I posted a picture of the kibble I am talking about along with the bag.
Is anyone familiar with this variety?


----------



## lhowemt (Jun 28, 2013)

I have a new bag of bison coming but it won't be here until wed. So far we have had consistent kibble but this will only be our 3rd bag. 

Sent from Petguide.com Free App


----------



## Rob S. (Feb 2, 2014)

I used Merrick in the past and always noticed variation in the color of the food. Didn't think much of it. 

I stopped using all of their products when I found out the company is actually a subsidiary of a company called Tejas Rendering. It just made me suspicious of what was actually going into the food.

I also recall making a call to them about the specs of some of the foods and they didn't have the information I asked for and it was basic information that should be on every bag.


----------



## lhowemt (Jun 28, 2013)

Rob S. said:


> I used Merrick in the past and always noticed variation in the color of the food. Didn't think much of it.
> 
> I stopped using all of their products when I found out the company is actually a subsidiary of a company called Tejas Rendering. It just made me suspicious of what was actually going into the food.
> 
> I also recall making a call to them about the specs of some of the foods and they didn't have the information I asked for and it was basic information that should be on every bag.


What!?!?! Good grief it seems all of these pet food companies have an undesirable back story. That is it, we are switching! Will go to Orijen, our local store started carrying it and it looks good.

Sent from Petguide.com Free App


----------



## Rob S. (Feb 2, 2014)

lhowemt said:


> What!?!?! Good grief it seems all of these pet food companies have an undesirable back story. That is it, we are switching! Will go to Orijen, our local store started carrying it and it looks good.
> 
> Sent from Petguide.com Free App


Do yourself a favor get Susan Thixton's Newsletter "2014 Most Trusted List. There are 20 foods on there she has done extensive due diligence on.

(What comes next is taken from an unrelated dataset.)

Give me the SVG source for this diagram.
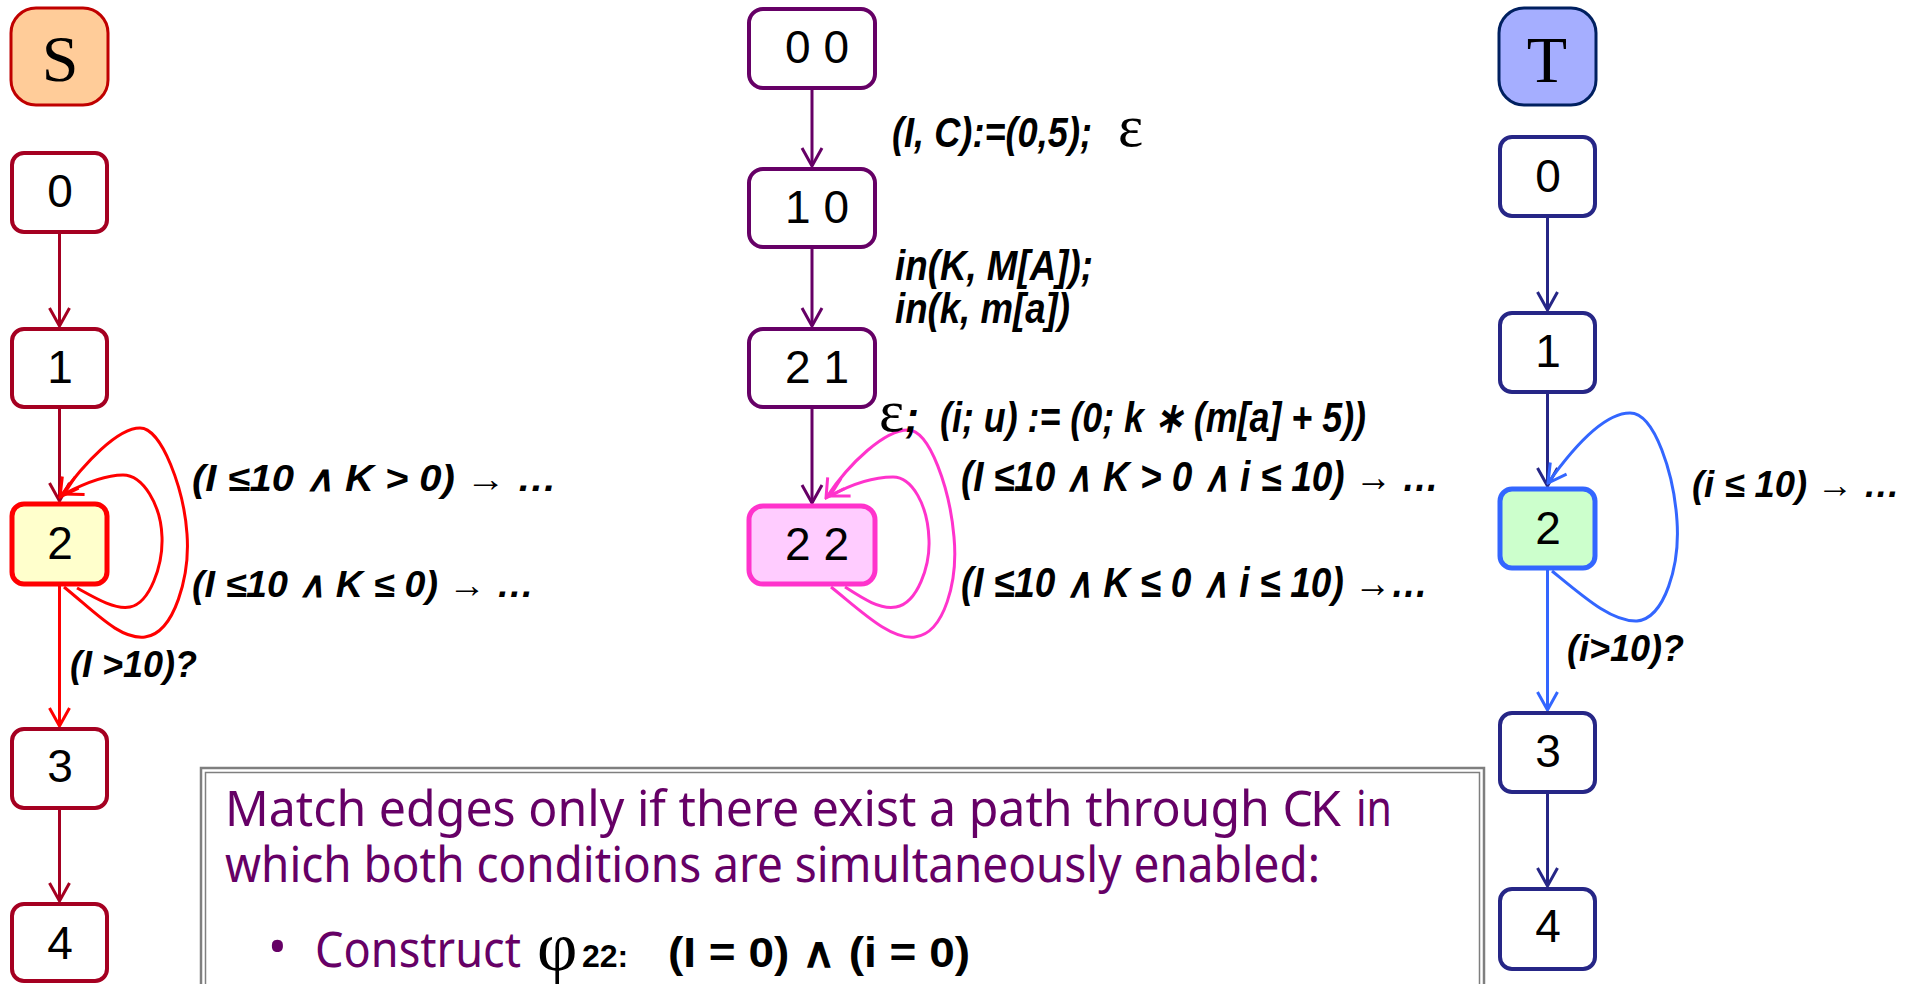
<svg xmlns="http://www.w3.org/2000/svg" width="1914" height="984" viewBox="0 0 1914 984">
<style>
.nd{fill:#fff;stroke-width:4}
.num{font-family:"Liberation Sans",Arial,sans-serif;font-size:46px;fill:#000;text-anchor:middle}
.ttl{font-family:"Liberation Serif","Times New Roman",serif;font-size:66px;fill:#000;text-anchor:middle}
.lbl{font-family:"Liberation Sans",Arial,sans-serif;font-weight:bold;font-style:italic;font-size:36px;fill:#000}
.lbm{font-family:"Liberation Sans",Arial,sans-serif;font-weight:bold;font-style:italic;font-size:42px;fill:#000}
.eps{font-family:"Liberation Serif","DejaVu Serif",serif;font-size:60px;fill:#000}
.cn{fill:none;stroke-width:3}
.pt{font-family:"Noto Sans","Open Sans",sans-serif;font-size:50px;fill:#660066}
.bk{font-family:"Liberation Sans",Arial,sans-serif;font-weight:bold;fill:#000}
</style>
<defs>
<marker id="aS" viewBox="-20 -12 22 24" markerWidth="22" markerHeight="24" refX="0" refY="0" orient="auto" markerUnits="userSpaceOnUse"><path d="M-18,-10 L0,0 L-18,10" fill="none" stroke="#A50021" stroke-width="3"/></marker>
<marker id="aR" viewBox="-20 -12 22 24" markerWidth="22" markerHeight="24" refX="0" refY="0" orient="auto" markerUnits="userSpaceOnUse"><path d="M-18,-10 L0,0 L-18,10" fill="none" stroke="#FF0000" stroke-width="3"/></marker>
<marker id="aM" viewBox="-20 -12 22 24" markerWidth="22" markerHeight="24" refX="0" refY="0" orient="auto" markerUnits="userSpaceOnUse"><path d="M-18,-10 L0,0 L-18,10" fill="none" stroke="#660066" stroke-width="3"/></marker>
<marker id="aP" viewBox="-20 -12 22 24" markerWidth="22" markerHeight="24" refX="0" refY="0" orient="auto" markerUnits="userSpaceOnUse"><path d="M-18,-10 L0,0 L-18,10" fill="none" stroke="#FF33CC" stroke-width="3"/></marker>
<marker id="aN" viewBox="-20 -12 22 24" markerWidth="22" markerHeight="24" refX="0" refY="0" orient="auto" markerUnits="userSpaceOnUse"><path d="M-18,-10 L0,0 L-18,10" fill="none" stroke="#262686" stroke-width="3"/></marker>
<marker id="aB" viewBox="-20 -12 22 24" markerWidth="22" markerHeight="24" refX="0" refY="0" orient="auto" markerUnits="userSpaceOnUse"><path d="M-18,-10 L0,0 L-18,10" fill="none" stroke="#3366FF" stroke-width="3"/></marker>
</defs>

<g id="connectors">
<path class="cn" stroke="#A50021" d="M59.5,234 V326" marker-end="url(#aS)"/>
<path class="cn" stroke="#A50021" d="M59.5,409 V501" marker-end="url(#aS)"/>
<path class="cn" stroke="#FF0000" d="M59.5,586 V726" marker-end="url(#aR)"/>
<path class="cn" stroke="#A50021" d="M59.5,810 V901" marker-end="url(#aS)"/>
<path class="cn" stroke="#FF0000" d="M64,587 C95,612 120,640 145,637 C175,633 190,575 187,534 C184,490 162,428 140,428 C118,428 85,462 60,497" marker-end="url(#aR)"/>
<path class="cn" stroke="#FF0000" d="M77,588 C95,598 115,610 130,607 C150,603 163,565 162,537 C161,505 143,475 123,475 C105,475 85,483 64,494" marker-end="url(#aR)"/>
<path class="cn" stroke="#660066" d="M812,90 V166" marker-end="url(#aM)"/>
<path class="cn" stroke="#660066" d="M812,249 V326" marker-end="url(#aM)"/>
<path class="cn" stroke="#660066" d="M812,409 V503" marker-end="url(#aM)"/>
<path class="cn" stroke="#FF33CC" d="M831,587 C860,610 890,640 915,637 C945,633 958,580 954,537 C950,490 930,430 908,430 C885,430 850,462 826,498" marker-end="url(#aP)"/>
<path class="cn" stroke="#FF33CC" d="M845,587 C862,598 880,610 896,607 C918,603 930,565 929,540 C928,505 912,477 893,477 C872,477 850,485 830,496" marker-end="url(#aP)"/>
<path class="cn" stroke="#262686" d="M1547.5,218 V310" marker-end="url(#aN)"/>
<path class="cn" stroke="#262686" d="M1547.5,394 V486" marker-end="url(#aN)"/>
<path class="cn" stroke="#3366FF" d="M1547.5,570 V710" marker-end="url(#aB)"/>
<path class="cn" stroke="#262686" d="M1547.5,794 V886" marker-end="url(#aN)"/>
<path class="cn" stroke="#3366FF" d="M1552,571 C1585,598 1612,622 1637,621 C1665,618 1680,565 1677,521 C1674,475 1655,413 1630,413 C1605,413 1575,445 1548,483" marker-end="url(#aB)"/>
</g>

<g id="labels">
<text class="lbl" x="192" y="491" textLength="365" lengthAdjust="spacingAndGlyphs">(I ≤10 ∧ K &gt; 0) →  …</text>
<text class="lbl" x="192" y="597" textLength="342" lengthAdjust="spacingAndGlyphs">(I ≤10 ∧ K ≤ 0) →  …</text>
<text class="lbl" x="70" y="677">(I &gt;10)?</text>
<text class="lbm" x="892" y="147" textLength="200" lengthAdjust="spacingAndGlyphs">(I, C):=(0,5);</text>
<text class="eps" x="1118" y="146">ε</text>
<text class="lbm" x="895" y="280" textLength="198" lengthAdjust="spacingAndGlyphs">in(K, M[A]);</text>
<text class="lbm" x="895" y="323" textLength="175" lengthAdjust="spacingAndGlyphs">in(k, m[a])</text>
<text class="eps" x="879" y="431">ε</text>
<text class="lbm" x="905" y="432">;</text>
<text class="lbm" x="940" y="432" textLength="426" lengthAdjust="spacingAndGlyphs">(i; u) := (0; k ∗ (m[a] + 5))</text>
<text class="lbm" x="961" y="491" textLength="478" lengthAdjust="spacingAndGlyphs">(I ≤10 ∧ K &gt; 0 ∧ i ≤ 10) →  …</text>
<text class="lbm" x="961" y="597" textLength="467" lengthAdjust="spacingAndGlyphs">(I ≤10 ∧ K ≤ 0 ∧ i ≤ 10) →…</text>
<text class="lbl" x="1692" y="497" textLength="208" lengthAdjust="spacingAndGlyphs">(i ≤ 10) → …</text>
<text class="lbl" x="1567" y="661">(i&gt;10)?</text>
</g>

<g id="S"><rect x="11" y="8" width="97" height="97" rx="25" fill="#FFCC99" stroke="#C00000" stroke-width="3"/><text class="ttl" x="60" y="81">S</text></g>
<g id="s0"><rect class="nd" x="12" y="153" width="95" height="79" rx="12" stroke="#A50021"/><text class="num" x="60" y="207">0</text></g>
<g id="s1"><rect class="nd" x="12" y="329" width="95" height="78" rx="12" stroke="#A50021"/><text class="num" x="60" y="383">1</text></g>
<g id="s2"><rect x="12" y="504" width="95" height="80" rx="12" fill="#FFFFCC" stroke="#FF0000" stroke-width="5"/><text class="num" x="60" y="559">2</text></g>
<g id="s3"><rect class="nd" x="12" y="729" width="95" height="79" rx="12" stroke="#A50021"/><text class="num" x="60" y="782">3</text></g>
<g id="s4"><rect class="nd" x="12" y="904" width="95" height="77" rx="12" stroke="#A50021"/><text class="num" x="60" y="959">4</text></g>

<g id="m00"><rect class="nd" x="749" y="9" width="126" height="79" rx="14" stroke="#660066"/><text class="num" x="817" y="63">0 0</text></g>
<g id="m10"><rect class="nd" x="749" y="169" width="126" height="78" rx="14" stroke="#660066"/><text class="num" x="817" y="223">1 0</text></g>
<g id="m21"><rect class="nd" x="749" y="329" width="126" height="78" rx="14" stroke="#660066"/><text class="num" x="817" y="383">2 1</text></g>
<g id="m22"><rect x="749" y="506" width="126" height="78" rx="14" fill="#FFCCFF" stroke="#FF33CC" stroke-width="5"/><text class="num" x="817" y="560">2 2</text></g>

<g id="T"><rect x="1499" y="8" width="97" height="97" rx="25" fill="#A5AEFF" stroke="#002060" stroke-width="3"/><text class="ttl" x="1547" y="82">T</text></g>
<g id="t0"><rect class="nd" x="1500" y="137" width="95" height="79" rx="12" stroke="#262686"/><text class="num" x="1548" y="192">0</text></g>
<g id="t1"><rect class="nd" x="1500" y="313" width="95" height="79" rx="12" stroke="#262686"/><text class="num" x="1548" y="367">1</text></g>
<g id="t2"><rect x="1500" y="489" width="95" height="79" rx="12" fill="#CCFFCC" stroke="#3366FF" stroke-width="5"/><text class="num" x="1548" y="544">2</text></g>
<g id="t3"><rect class="nd" x="1500" y="713" width="95" height="79" rx="12" stroke="#262686"/><text class="num" x="1548" y="767">3</text></g>
<g id="t4"><rect class="nd" x="1500" y="889" width="95" height="80" rx="12" stroke="#262686"/><text class="num" x="1548" y="942">4</text></g>

<g id="note">
<rect x="201" y="768" width="1283" height="240" fill="#fff" stroke="#7F7F7F" stroke-width="2.5"/>
<rect x="205.5" y="772.5" width="1274" height="231" fill="none" stroke="#7F7F7F" stroke-width="1.5"/>
<text class="pt" x="225" y="826" textLength="1088" lengthAdjust="spacingAndGlyphs">Match edges only if there exist a path through C</text>
<text class="pt" x="1310" y="826" font-size="32">K</text>
<text class="pt" x="1356" y="826" textLength="36" lengthAdjust="spacingAndGlyphs">in</text>
<text class="pt" x="225" y="882" textLength="1095" lengthAdjust="spacingAndGlyphs">which both conditions are simultaneously enabled:</text>
<text class="pt" x="268" y="964" font-size="40">•</text>
<text class="pt" x="315" y="967" textLength="206" lengthAdjust="spacingAndGlyphs">Construct</text>
<text x="537" y="970" font-family="'Liberation Serif','DejaVu Serif',serif" font-size="70" fill="#000">φ</text>
<text class="bk" x="582" y="967" font-size="32">22:</text>
<text class="bk" x="668" y="967" font-size="42" textLength="302" lengthAdjust="spacingAndGlyphs">(I = 0) ∧ (i = 0)</text>
</g>
</svg>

She actually knows what she is talking about, unlike Dog Food Advisor, and she sits on some committees at AAFCO as a consumer advocate.


----------



## lhowemt (Jun 28, 2013)

Rob S. said:


> Do yourself a favor get Susan Thixton's Newsletter "2014 Most Trusted List. There are 20 foods on there she has done extensive due diligence on.
> 
> She actually knows what she is talking about, unlike Dog Food Advisor, and she sits on some committees at AAFCO as a consumer advocate.


Thanks. fortunately, we only feed about half kibble, the rest is home cooked. This stuff makes me crazy! Too many predators in this world!


----------



## Jennifer1 (Mar 31, 2012)

I use the bison and noticed the kibble in this bag seemed larger than what I was used to. The bag is almost gone and the dogs have been fine.


----------



## goldy1 (Aug 5, 2012)

Thank you for all of your responses. I will get newsletter. I'm sorry to hear about Merrick's connection with a rendering company. I may be switching Chance's food again.


----------